During the height of the crisis in late 1968 when it was announced that, if I were not going to South Africa as a Test player, I would be sending comments from South Africa on the Test matches, concern was expressed that these might be angled to stimulate more controversy.
Those who voiced such fears had either forgotten or were unaware that, in the years I had been in England, I had revisited South Africa and spent many months there. I had travelled around the country giving lectures and coaching and never once allowed conversation or comments to intrude on things other than cricket. I had also contributed fairly frequently a column under my own name in South African newspapers about life in England—life as a cricketer.
Never, with a cough or a comma, had I consciously said or written anything that could be considered racially contentious.
I was grateful to have the chance of a summer alone in England before Naomi came to join me. The life of a professional cricketer is a man’s world. Although I missed Naomi very much, being alone did mean that I could be quite single-minded about learning to live in the new world. By the time she joined me, I had more confidence. Perhaps not enough for both of us, but at least it was better than if we had both arrived frightened and confused as I had done.
It was a very slow boat which took me back to South Africa at the end of the 1960 season. I was going back to collect my wife and my child, who was soon to be born, and I was bringing them back to the life which we had always dreamed about and which was indeed as good as the dream itself.
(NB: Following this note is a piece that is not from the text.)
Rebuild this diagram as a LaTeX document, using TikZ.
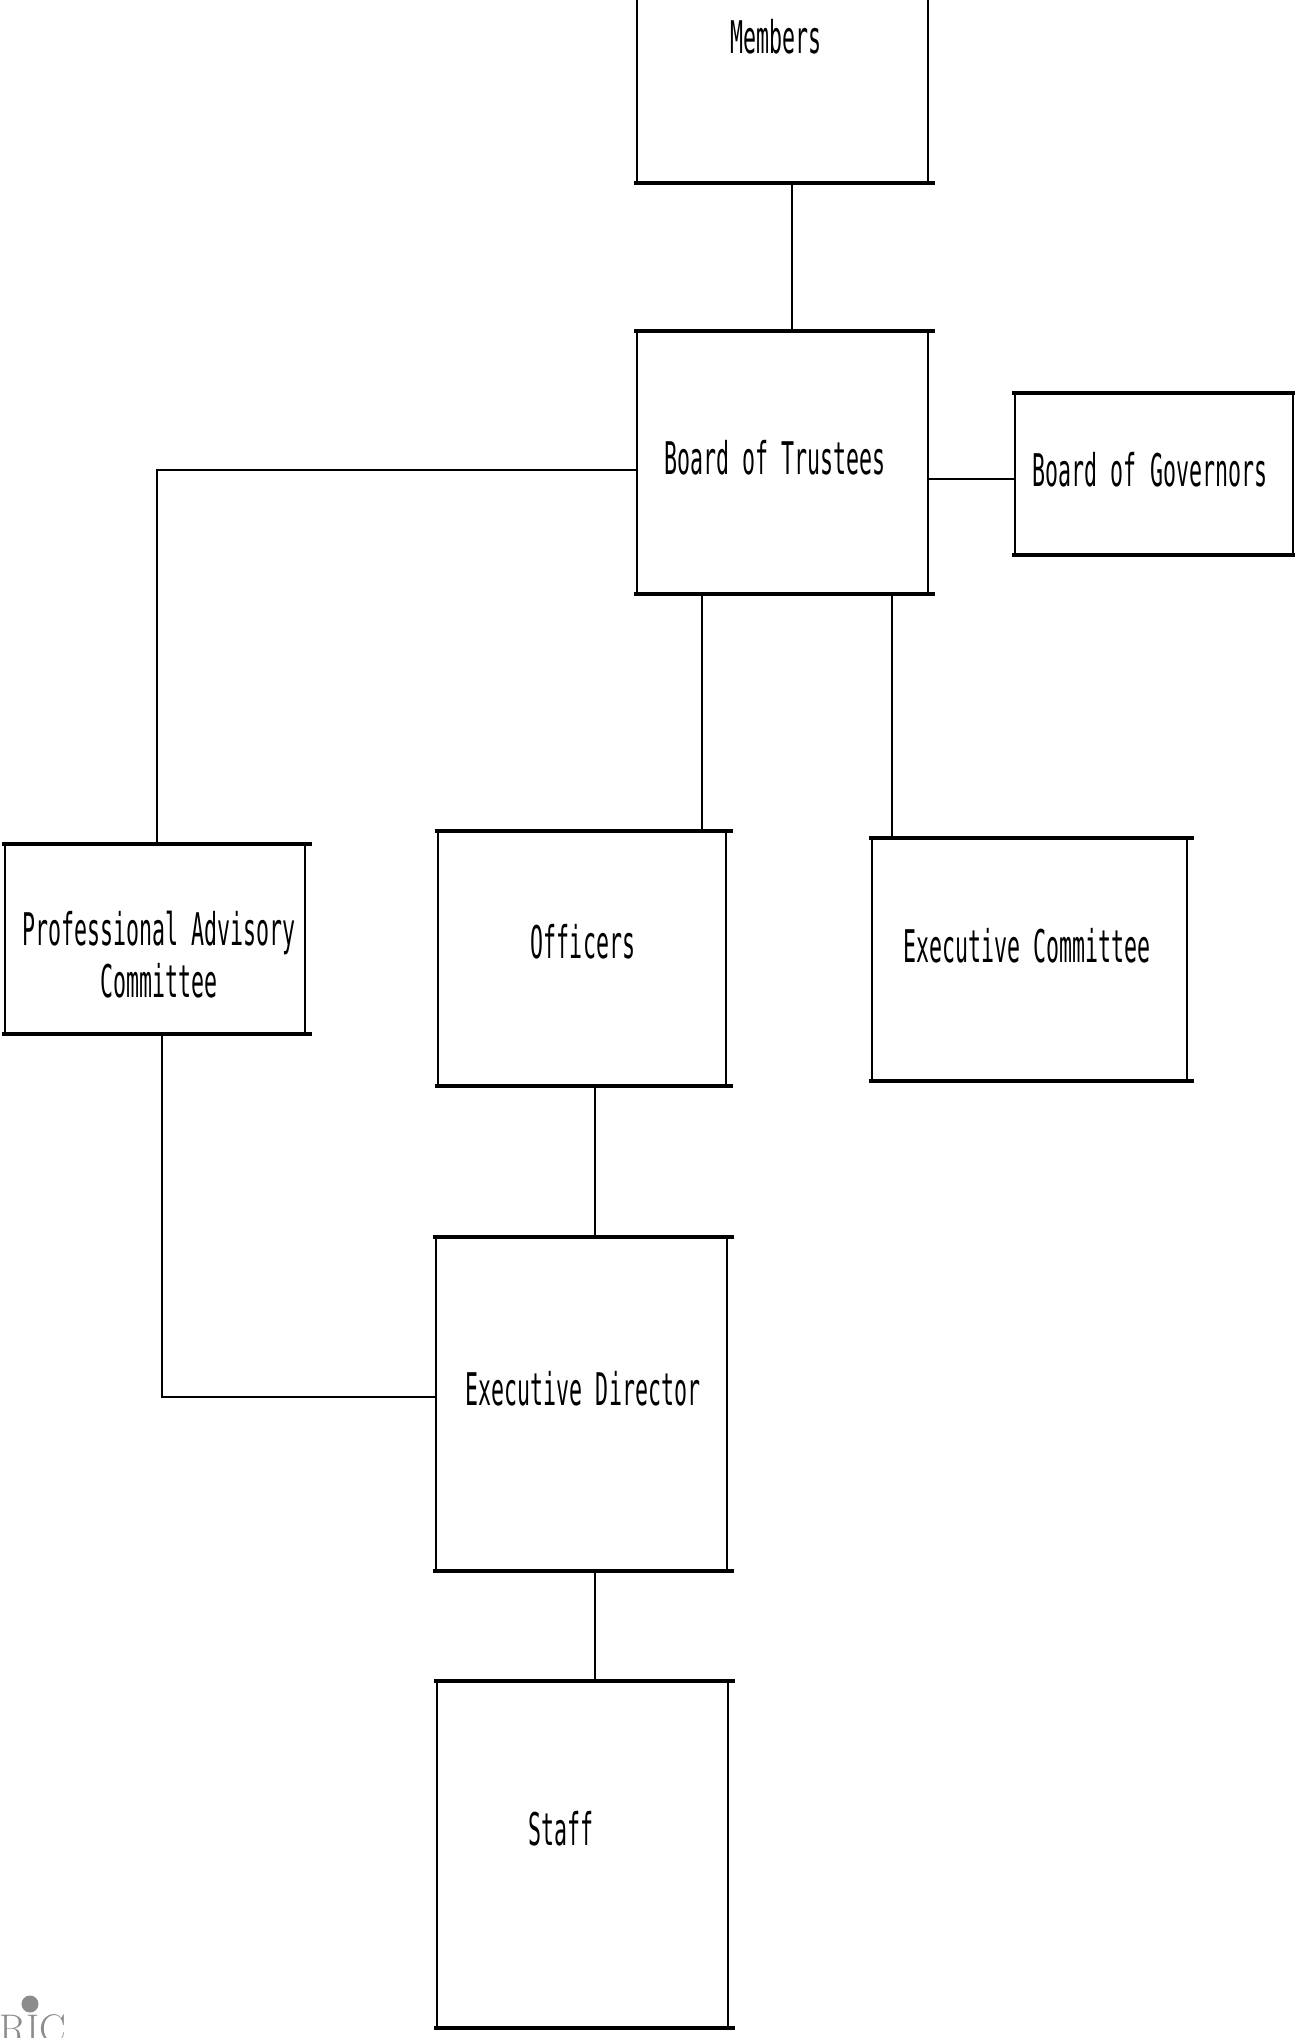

The dream had not been uninterrupted, indeed the first few weeks in Middleton had been more like a nightmare. I was not the only one in that Lancashire town who thought that a ghastly mistake had been made. But, by the end of the month, I had begun to adjust my technique. I recovered from my bad start and finished the season with 930 runs with an average of 48.95 and 71 wickets for an average of 11.72. Middleton had given me a new and better contract and were going to pay my fare and Naomi’s back to England the following spring.